Tony Hawk And His Legendary 900° Landing At The 1999 X-Games

Looking back at when 'the Birdman' completed skateboarding's Holy Grail
13:02, 18 Jul 2021

The 2021 summer X-Games, the premiere competition for extreme sports, came to a close on Friday and like every instalment, it was an absolute cracker. Team GB Tokyo 2020 star Sky Brown was phenomenal as she clinched gold in the Women's Skateboard Park event, while 12-year-old Gui Khury became the youngest gold medallist in the competition's history after landing a whopping 1080° spin on a vert ramp.

On both occasions in Southern California, watching on was a bona fide icon of extreme sport: Tony Hawk. 'The Birdman', now 53, is the most famous skateboarder alive and were it not for his heroics on four wheels, there's a good chance that we wouldn't be seeing either Brown or Khury make history this summer. In fact, without Hawk, we might not even have the X-Games. And it all started with a trick that many believed couldn't be done. 

There’s a fine line between the possible and the impossible. The 900° is considered one of the most technically demanding tricks to be performed on a board and back in 1999 it was the Holy Grail of the skatepark.

“This is the best day of my life,” said a 32-year-old Hawk upon completing the apparently impossible on June 27 at the fifth instalment of the summer X-Games in San Francisco.

Since its inception in 1994, the X-Games have found a home for some of the most mind-boggling, gravity-defying and physics-flouting tricks to ever be performed in the world of extreme sports. The first-ever snowmobile front-flip? Check. The first ever freestyle motocross double backflip? Check. The first landed triple cork in a snowboard competition? Check.
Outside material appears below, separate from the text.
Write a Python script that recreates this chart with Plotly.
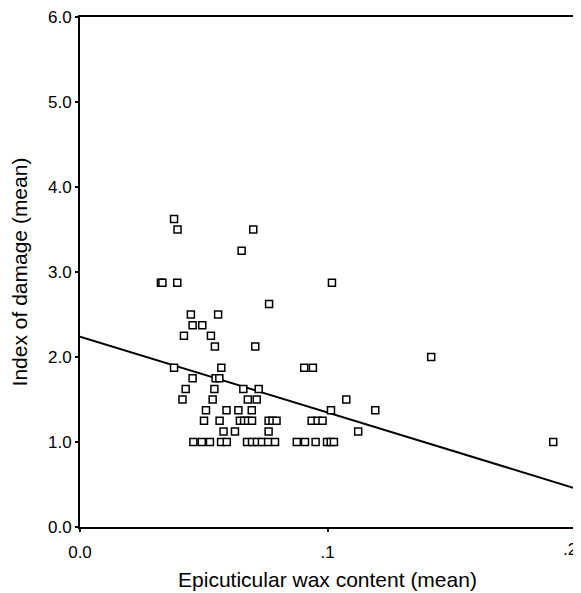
import plotly.graph_objects as go

# Scatter data: epicuticular wax content (mean) vs index of damage (mean)
wax = [
    0.0380, 0.0394, 0.0700,
    0.0653,
    0.0327, 0.0333, 0.0393, 0.1018,
    0.0764,
    0.0448, 0.0558,
    0.0455, 0.0494,
    0.0420, 0.0529,
    0.0545, 0.0708,
    0.1419,
    0.0380, 0.0571, 0.0906, 0.0941,
    0.0455, 0.0548, 0.0563,
    0.0427, 0.0543, 0.0660, 0.0722,
    0.0414, 0.0536, 0.0678, 0.0714, 0.1076,
    0.0509, 0.0592, 0.0640, 0.0694, 0.1014, 0.1193,
    0.0501, 0.0564, 0.0646, 0.0663, 0.0679, 0.0695, 0.0762, 0.0778, 0.0794, 0.0936, 0.0960, 0.0980,
    0.0580, 0.0626, 0.0762, 0.1124,
    0.0458, 0.0492, 0.0525, 0.0570, 0.0593, 0.0675, 0.0695, 0.0715, 0.0735, 0.0760, 0.0788,
    0.0876, 0.0909, 0.0952, 0.0998, 0.1013, 0.1026, 0.1912,
]
damage = [
    3.625, 3.5, 3.5,
    3.25,
    2.875, 2.875, 2.875, 2.875,
    2.625,
    2.5, 2.5,
    2.375, 2.375,
    2.25, 2.25,
    2.125, 2.125,
    2.0,
    1.875, 1.875, 1.875, 1.875,
    1.75, 1.75, 1.75,
    1.625, 1.625, 1.625, 1.625,
    1.5, 1.5, 1.5, 1.5, 1.5,
    1.375, 1.375, 1.375, 1.375, 1.375, 1.375,
    1.25, 1.25, 1.25, 1.25, 1.25, 1.25, 1.25, 1.25, 1.25, 1.25, 1.25, 1.25,
    1.125, 1.125, 1.125, 1.125,
    1.0, 1.0, 1.0, 1.0, 1.0, 1.0, 1.0, 1.0, 1.0, 1.0, 1.0,
    1.0, 1.0, 1.0, 1.0, 1.0, 1.0, 1.0,
]

# Fitted regression line endpoints
fit_x = [0.0, 0.2]
fit_y = [2.24, 0.455]

x_tickvals = [0.0, 0.1, 0.2]
x_ticktext = ["0.0", ".1", ".2"]
y_tickvals = [0, 1, 2, 3, 4, 5, 6]
y_ticktext = ["0.0", "1.0", "2.0", "3.0", "4.0", "5.0", "6.0"]

fig = go.Figure()
fig.add_trace(go.Scatter(
    x=fit_x, y=fit_y, mode="lines",
    line=dict(color="black", width=2),
    showlegend=False, hoverinfo="skip",
))
fig.add_trace(go.Scatter(
    x=wax, y=damage, mode="markers",
    marker=dict(symbol="square", size=7, color="white",
                line=dict(color="black", width=1.5)),
    showlegend=False,
))

# the last x tick label sits at the right edge, so it is drawn right-aligned
fig.add_annotation(
    x=x_tickvals[-1], y=0, xref="x", yref="y",
    text=x_ticktext[-1], showarrow=False,
    xanchor="right", yanchor="top", xshift=4, yshift=-11,
    font=dict(size=17),
)

font_family = "Liberation Sans, Arial, sans-serif"
# page body has an 8px margin, so the figure is sized/offset to compensate
fig.update_layout(
    width=573, height=585,
    margin=dict(l=72, r=6, t=9, b=66),
    paper_bgcolor="white", plot_bgcolor="white",
    font=dict(family=font_family, color="black", size=17),
    xaxis=dict(
        range=[0, 0.2], tickvals=x_tickvals,
        ticktext=x_ticktext[:-1] + [""],
        showgrid=False, zeroline=False, automargin=False,
        showline=True, linecolor="black", linewidth=2, mirror=True,
        ticks="outside", ticklen=3, tickwidth=2, tickcolor="black",
        ticklabelstandoff=6, ticklabeloverflow="allow",
        tickfont=dict(size=17),
        title=dict(text="Epicuticular wax content (mean)", font=dict(size=21), standoff=11),
    ),
    yaxis=dict(
        range=[0, 6], tickvals=y_tickvals, ticktext=y_ticktext,
        showgrid=False, zeroline=False, automargin=False,
        showline=True, linecolor="black", linewidth=2, mirror=True,
        ticks="outside", ticklen=3, tickwidth=2, tickcolor="black",
        ticklabelstandoff=0, ticklabeloverflow="allow",
        tickfont=dict(size=17),
        title=dict(text="Index of damage (mean)", font=dict(size=21), standoff=16),
    ),
)

fig.write_html("out.html")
But it’s the 900, of all the outlandish tricks to ever be successfully completed, that’s still the most revered.

The 900 had been at the top of Hawk’s trick wish list for over a decade, the final entry on a page of tricks Hawk wished to complete before he hung up his helmet and shin pads for good - last on the list because it would, of course, be the trickiest. By the time 1999 had rolled around, the ollie 540, kickflip 540, and varial 720 had all been scratched off, leaving just the small matter of completing two and a half revolutions in the air.
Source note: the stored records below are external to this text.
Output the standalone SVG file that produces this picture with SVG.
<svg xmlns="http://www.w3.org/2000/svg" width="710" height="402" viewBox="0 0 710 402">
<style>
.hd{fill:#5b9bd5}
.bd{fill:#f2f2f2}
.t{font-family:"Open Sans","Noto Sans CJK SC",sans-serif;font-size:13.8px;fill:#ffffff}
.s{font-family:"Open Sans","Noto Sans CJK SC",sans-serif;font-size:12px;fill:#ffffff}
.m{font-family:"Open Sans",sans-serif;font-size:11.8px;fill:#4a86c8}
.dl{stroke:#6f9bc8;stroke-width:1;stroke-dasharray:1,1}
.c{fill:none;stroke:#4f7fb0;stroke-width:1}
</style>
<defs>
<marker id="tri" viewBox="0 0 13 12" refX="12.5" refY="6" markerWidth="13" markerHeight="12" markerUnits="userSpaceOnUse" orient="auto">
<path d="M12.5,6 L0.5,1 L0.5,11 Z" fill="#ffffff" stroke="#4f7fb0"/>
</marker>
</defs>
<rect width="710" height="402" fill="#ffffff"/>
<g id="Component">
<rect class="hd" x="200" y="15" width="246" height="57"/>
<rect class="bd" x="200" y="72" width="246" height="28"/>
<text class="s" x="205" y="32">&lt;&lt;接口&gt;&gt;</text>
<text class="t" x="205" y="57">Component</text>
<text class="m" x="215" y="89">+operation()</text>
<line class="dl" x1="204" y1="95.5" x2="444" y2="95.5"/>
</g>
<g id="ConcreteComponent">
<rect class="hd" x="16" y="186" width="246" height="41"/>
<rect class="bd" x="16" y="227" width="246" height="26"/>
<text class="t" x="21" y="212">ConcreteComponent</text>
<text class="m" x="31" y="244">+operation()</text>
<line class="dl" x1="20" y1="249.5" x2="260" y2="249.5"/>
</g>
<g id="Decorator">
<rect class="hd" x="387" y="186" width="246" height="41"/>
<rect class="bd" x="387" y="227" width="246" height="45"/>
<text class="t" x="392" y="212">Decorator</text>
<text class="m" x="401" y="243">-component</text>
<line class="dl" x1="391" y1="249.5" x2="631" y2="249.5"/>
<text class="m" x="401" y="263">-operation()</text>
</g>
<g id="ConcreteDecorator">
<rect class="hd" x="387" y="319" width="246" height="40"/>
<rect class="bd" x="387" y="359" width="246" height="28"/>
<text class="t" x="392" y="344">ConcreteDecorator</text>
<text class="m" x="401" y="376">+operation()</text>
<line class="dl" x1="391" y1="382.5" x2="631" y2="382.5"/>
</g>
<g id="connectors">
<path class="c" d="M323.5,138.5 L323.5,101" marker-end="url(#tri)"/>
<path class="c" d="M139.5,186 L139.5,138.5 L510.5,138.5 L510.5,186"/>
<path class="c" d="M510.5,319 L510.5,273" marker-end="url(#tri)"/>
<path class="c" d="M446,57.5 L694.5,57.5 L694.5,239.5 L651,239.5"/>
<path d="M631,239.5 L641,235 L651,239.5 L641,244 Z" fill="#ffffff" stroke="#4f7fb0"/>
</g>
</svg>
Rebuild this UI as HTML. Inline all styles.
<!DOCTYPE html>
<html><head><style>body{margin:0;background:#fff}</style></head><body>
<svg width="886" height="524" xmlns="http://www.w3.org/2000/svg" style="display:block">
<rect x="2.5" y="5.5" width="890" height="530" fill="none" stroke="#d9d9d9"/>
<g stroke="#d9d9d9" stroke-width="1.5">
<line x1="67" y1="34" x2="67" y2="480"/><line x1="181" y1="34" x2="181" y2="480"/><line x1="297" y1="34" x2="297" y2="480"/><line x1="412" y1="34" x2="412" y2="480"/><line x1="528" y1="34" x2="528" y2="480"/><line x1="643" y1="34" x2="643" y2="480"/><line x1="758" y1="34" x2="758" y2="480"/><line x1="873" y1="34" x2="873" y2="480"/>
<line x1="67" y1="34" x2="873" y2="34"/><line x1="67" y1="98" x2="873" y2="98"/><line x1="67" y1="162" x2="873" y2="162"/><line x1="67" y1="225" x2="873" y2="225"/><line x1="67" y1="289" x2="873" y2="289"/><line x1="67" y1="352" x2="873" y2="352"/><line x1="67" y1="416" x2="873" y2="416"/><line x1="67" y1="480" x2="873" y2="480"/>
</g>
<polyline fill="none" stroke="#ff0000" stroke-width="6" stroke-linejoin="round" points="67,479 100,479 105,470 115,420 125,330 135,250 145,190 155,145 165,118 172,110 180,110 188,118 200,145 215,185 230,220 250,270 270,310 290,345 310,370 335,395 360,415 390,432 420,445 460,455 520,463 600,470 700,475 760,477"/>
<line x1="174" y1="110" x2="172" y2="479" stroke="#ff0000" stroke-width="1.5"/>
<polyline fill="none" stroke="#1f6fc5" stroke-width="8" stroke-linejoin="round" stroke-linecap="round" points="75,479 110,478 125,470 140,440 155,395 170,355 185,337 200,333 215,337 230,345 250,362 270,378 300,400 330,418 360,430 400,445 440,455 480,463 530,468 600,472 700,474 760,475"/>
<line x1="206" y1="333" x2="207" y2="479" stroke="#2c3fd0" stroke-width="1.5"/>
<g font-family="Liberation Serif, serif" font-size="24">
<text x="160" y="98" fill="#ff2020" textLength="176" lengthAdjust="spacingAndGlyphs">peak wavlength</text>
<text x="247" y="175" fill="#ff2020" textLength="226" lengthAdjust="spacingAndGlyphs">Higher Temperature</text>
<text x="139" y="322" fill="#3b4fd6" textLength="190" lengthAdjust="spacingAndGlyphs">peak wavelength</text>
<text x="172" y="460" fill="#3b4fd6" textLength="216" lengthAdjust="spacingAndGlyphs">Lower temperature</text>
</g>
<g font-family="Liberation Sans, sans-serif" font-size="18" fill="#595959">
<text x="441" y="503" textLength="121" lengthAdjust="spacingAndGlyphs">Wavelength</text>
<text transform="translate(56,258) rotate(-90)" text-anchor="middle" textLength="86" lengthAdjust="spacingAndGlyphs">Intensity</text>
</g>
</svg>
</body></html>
As Hawk stepped up for his tenth attempt at the 900 on that cloudy San Fran evening at the X-Games’ Best Trick event, perhaps he even doubted the probability he’d ever land it. He’d gone well past the allotted time given to each rider to perform their tricks, but to the protest of some skaters the announcer boldly announced, "We make up the rules as we go along. Let's give him another try."
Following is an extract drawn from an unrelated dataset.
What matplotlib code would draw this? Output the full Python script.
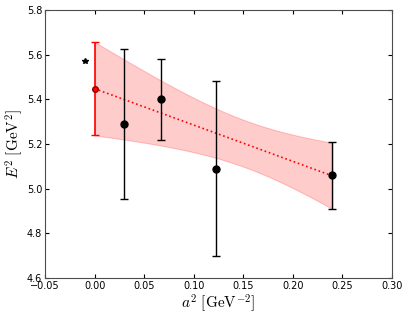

Then he landed it. Two and a half full rotations of the board as he reached the lip of the half-pipe, his hand barely grazing the ground as he landed. The crowd went wild and Hawk was left in utter disbelief, taking a while longer than anyone else in the arena to realise what he’d just accomplished. When it finally hit him, he stood triumphantly at the centre of the half-pipe, his skateboard held aloft in the air - Holy Grail achieved.

Tony Hawk isn’t just the greatest skateboarder of all-time, he’s the extreme sport’s greatest pioneer and the 900 and its impact on the next generation of half-pipe heroes like Browne and Khury shows that. He retired from professional competitions shortly after landing the 900 at the ‘99 Games but don’t worry, he’s certainly not got rusty in retirement - on June 27, 2016, 17 years to the day after he first landed the 900, he repeated the trick once again. He was 48.